### AIM OF THE EXERCISE
Your task is to copy the listing exactly. Drop any pictures from the copy.

### PROVIDED MATERIAL
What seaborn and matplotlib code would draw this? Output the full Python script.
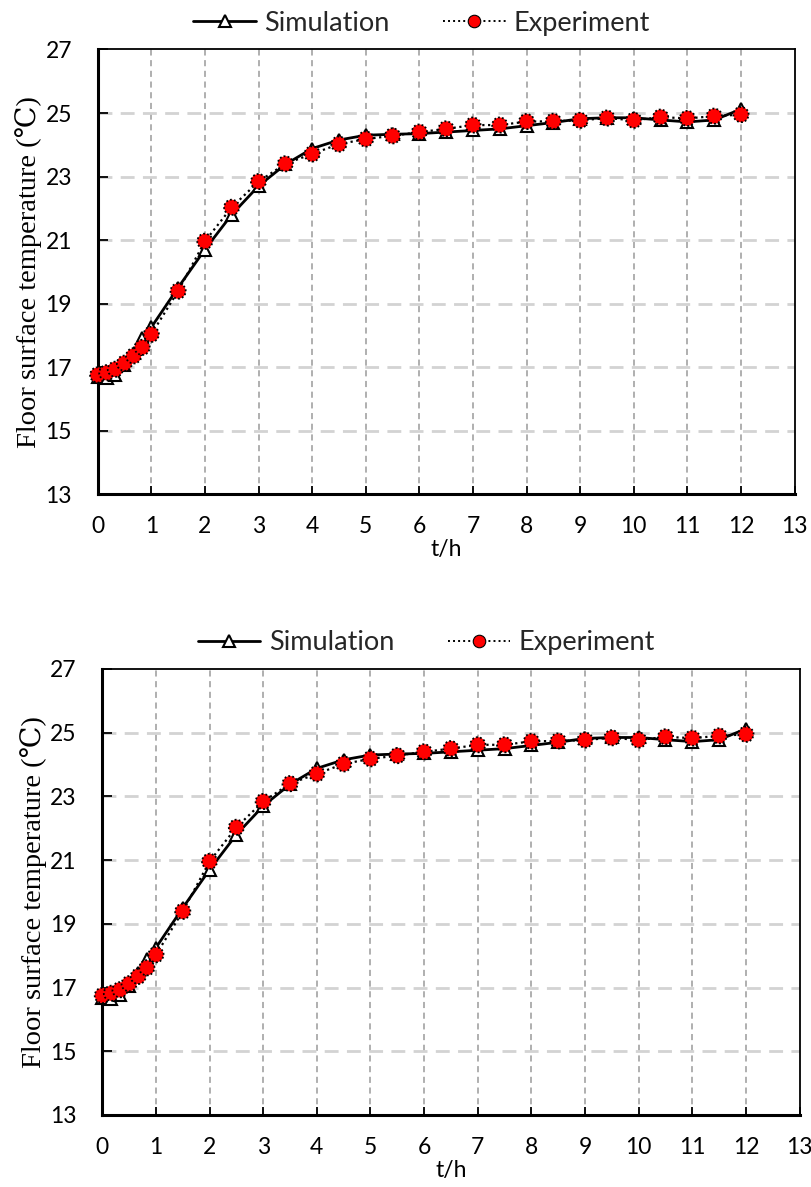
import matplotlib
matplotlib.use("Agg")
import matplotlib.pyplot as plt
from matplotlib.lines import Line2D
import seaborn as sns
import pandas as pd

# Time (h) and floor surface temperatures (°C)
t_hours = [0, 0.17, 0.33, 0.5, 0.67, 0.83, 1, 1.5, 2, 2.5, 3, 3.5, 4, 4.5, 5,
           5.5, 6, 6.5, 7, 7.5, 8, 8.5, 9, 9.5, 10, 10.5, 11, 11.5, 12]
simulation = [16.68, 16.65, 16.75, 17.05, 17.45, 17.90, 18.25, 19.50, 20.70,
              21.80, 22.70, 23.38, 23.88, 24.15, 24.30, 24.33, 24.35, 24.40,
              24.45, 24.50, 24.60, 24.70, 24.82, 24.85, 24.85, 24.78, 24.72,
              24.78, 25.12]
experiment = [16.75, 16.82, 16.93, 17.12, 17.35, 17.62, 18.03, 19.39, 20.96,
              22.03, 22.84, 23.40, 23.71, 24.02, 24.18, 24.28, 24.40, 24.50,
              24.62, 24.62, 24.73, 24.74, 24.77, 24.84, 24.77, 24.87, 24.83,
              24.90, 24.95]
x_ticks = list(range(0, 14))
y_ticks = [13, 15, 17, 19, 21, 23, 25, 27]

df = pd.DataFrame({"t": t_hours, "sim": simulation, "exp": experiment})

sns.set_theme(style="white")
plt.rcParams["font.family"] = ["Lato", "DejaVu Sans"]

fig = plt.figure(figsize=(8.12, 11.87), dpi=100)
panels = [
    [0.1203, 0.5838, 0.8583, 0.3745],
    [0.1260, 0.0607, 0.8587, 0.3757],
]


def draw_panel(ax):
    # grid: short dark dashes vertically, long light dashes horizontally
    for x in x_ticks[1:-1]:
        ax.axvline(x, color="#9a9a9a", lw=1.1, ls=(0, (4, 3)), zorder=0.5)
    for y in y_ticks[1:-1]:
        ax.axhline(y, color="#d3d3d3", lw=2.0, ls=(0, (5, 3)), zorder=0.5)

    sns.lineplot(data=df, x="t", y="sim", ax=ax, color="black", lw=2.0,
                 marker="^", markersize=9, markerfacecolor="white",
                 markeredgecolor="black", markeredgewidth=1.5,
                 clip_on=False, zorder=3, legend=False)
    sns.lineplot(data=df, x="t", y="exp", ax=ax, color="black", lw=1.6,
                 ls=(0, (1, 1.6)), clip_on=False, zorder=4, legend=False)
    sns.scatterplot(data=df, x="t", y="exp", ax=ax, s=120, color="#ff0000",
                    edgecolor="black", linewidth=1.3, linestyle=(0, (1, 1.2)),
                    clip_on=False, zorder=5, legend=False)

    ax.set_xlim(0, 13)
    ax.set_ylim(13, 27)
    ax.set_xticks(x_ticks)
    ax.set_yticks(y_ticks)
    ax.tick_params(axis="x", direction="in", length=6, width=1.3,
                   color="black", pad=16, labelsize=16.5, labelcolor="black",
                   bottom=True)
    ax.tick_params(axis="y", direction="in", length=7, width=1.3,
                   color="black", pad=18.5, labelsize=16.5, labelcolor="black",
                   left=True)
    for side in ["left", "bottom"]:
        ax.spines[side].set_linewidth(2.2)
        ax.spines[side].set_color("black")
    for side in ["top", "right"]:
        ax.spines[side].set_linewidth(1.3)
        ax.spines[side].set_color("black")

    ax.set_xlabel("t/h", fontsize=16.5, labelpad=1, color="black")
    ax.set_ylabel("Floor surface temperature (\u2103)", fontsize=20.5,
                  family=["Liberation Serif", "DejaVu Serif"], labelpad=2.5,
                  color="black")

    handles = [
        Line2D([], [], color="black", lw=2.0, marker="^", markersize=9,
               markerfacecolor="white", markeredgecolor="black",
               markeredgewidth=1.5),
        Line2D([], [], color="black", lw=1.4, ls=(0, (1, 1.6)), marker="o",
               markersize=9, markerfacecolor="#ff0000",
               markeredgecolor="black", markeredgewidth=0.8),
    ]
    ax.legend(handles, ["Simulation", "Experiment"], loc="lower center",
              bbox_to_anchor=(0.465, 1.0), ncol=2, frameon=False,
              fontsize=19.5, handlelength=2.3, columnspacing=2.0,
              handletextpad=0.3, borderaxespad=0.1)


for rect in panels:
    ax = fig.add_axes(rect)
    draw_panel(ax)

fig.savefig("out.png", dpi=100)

### EXPECTED ANSWER
What seaborn and matplotlib code would draw this? Output the full Python script.
import matplotlib
matplotlib.use("Agg")
import matplotlib.pyplot as plt
from matplotlib.lines import Line2D
import seaborn as sns
import pandas as pd

# Time (h) and floor surface temperatures (°C)
t_hours = [0, 0.17, 0.33, 0.5, 0.67, 0.83, 1, 1.5, 2, 2.5, 3, 3.5, 4, 4.5, 5,
           5.5, 6, 6.5, 7, 7.5, 8, 8.5, 9, 9.5, 10, 10.5, 11, 11.5, 12]
simulation = [16.68, 16.65, 16.75, 17.05, 17.45, 17.90, 18.25, 19.50, 20.70,
              21.80, 22.70, 23.38, 23.88, 24.15, 24.30, 24.33, 24.35, 24.40,
              24.45, 24.50, 24.60, 24.70, 24.82, 24.85, 24.85, 24.78, 24.72,
              24.78, 25.12]
experiment = [16.75, 16.82, 16.93, 17.12, 17.35, 17.62, 18.03, 19.39, 20.96,
              22.03, 22.84, 23.40, 23.71, 24.02, 24.18, 24.28, 24.40, 24.50,
              24.62, 24.62, 24.73, 24.74, 24.77, 24.84, 24.77, 24.87, 24.83,
              24.90, 24.95]
x_ticks = list(range(0, 14))
y_ticks = [13, 15, 17, 19, 21, 23, 25, 27]

df = pd.DataFrame({"t": t_hours, "sim": simulation, "exp": experiment})

sns.set_theme(style="white")
plt.rcParams["font.family"] = ["Lato", "DejaVu Sans"]

fig = plt.figure(figsize=(8.12, 11.87), dpi=100)
panels = [
    [0.1203, 0.5838, 0.8583, 0.3745],
    [0.1260, 0.0607, 0.8587, 0.3757],
]


def draw_panel(ax):
    # grid: short dark dashes vertically, long light dashes horizontally
    for x in x_ticks[1:-1]:
        ax.axvline(x, color="#9a9a9a", lw=1.1, ls=(0, (4, 3)), zorder=0.5)
    for y in y_ticks[1:-1]:
        ax.axhline(y, color="#d3d3d3", lw=2.0, ls=(0, (5, 3)), zorder=0.5)

    sns.lineplot(data=df, x="t", y="sim", ax=ax, color="black", lw=2.0,
                 marker="^", markersize=9, markerfacecolor="white",
                 markeredgecolor="black", markeredgewidth=1.5,
                 clip_on=False, zorder=3, legend=False)
    sns.lineplot(data=df, x="t", y="exp", ax=ax, color="black", lw=1.6,
                 ls=(0, (1, 1.6)), clip_on=False, zorder=4, legend=False)
    sns.scatterplot(data=df, x="t", y="exp", ax=ax, s=120, color="#ff0000",
                    edgecolor="black", linewidth=1.3, linestyle=(0, (1, 1.2)),
                    clip_on=False, zorder=5, legend=False)

    ax.set_xlim(0, 13)
    ax.set_ylim(13, 27)
    ax.set_xticks(x_ticks)
    ax.set_yticks(y_ticks)
    ax.tick_params(axis="x", direction="in", length=6, width=1.3,
                   color="black", pad=16, labelsize=16.5, labelcolor="black",
                   bottom=True)
    ax.tick_params(axis="y", direction="in", length=7, width=1.3,
                   color="black", pad=18.5, labelsize=16.5, labelcolor="black",
                   left=True)
    for side in ["left", "bottom"]:
        ax.spines[side].set_linewidth(2.2)
        ax.spines[side].set_color("black")
    for side in ["top", "right"]:
        ax.spines[side].set_linewidth(1.3)
        ax.spines[side].set_color("black")

    ax.set_xlabel("t/h", fontsize=16.5, labelpad=1, color="black")
    ax.set_ylabel("Floor surface temperature (\u2103)", fontsize=20.5,
                  family=["Liberation Serif", "DejaVu Serif"], labelpad=2.5,
                  color="black")

    handles = [
        Line2D([], [], color="black", lw=2.0, marker="^", markersize=9,
               markerfacecolor="white", markeredgecolor="black",
               markeredgewidth=1.5),
        Line2D([], [], color="black", lw=1.4, ls=(0, (1, 1.6)), marker="o",
               markersize=9, markerfacecolor="#ff0000",
               markeredgecolor="black", markeredgewidth=0.8),
    ]
    ax.legend(handles, ["Simulation", "Experiment"], loc="lower center",
              bbox_to_anchor=(0.465, 1.0), ncol=2, frameon=False,
              fontsize=19.5, handlelength=2.3, columnspacing=2.0,
              handletextpad=0.3, borderaxespad=0.1)


for rect in panels:
    ax = fig.add_axes(rect)
    draw_panel(ax)

fig.savefig("out.png", dpi=100)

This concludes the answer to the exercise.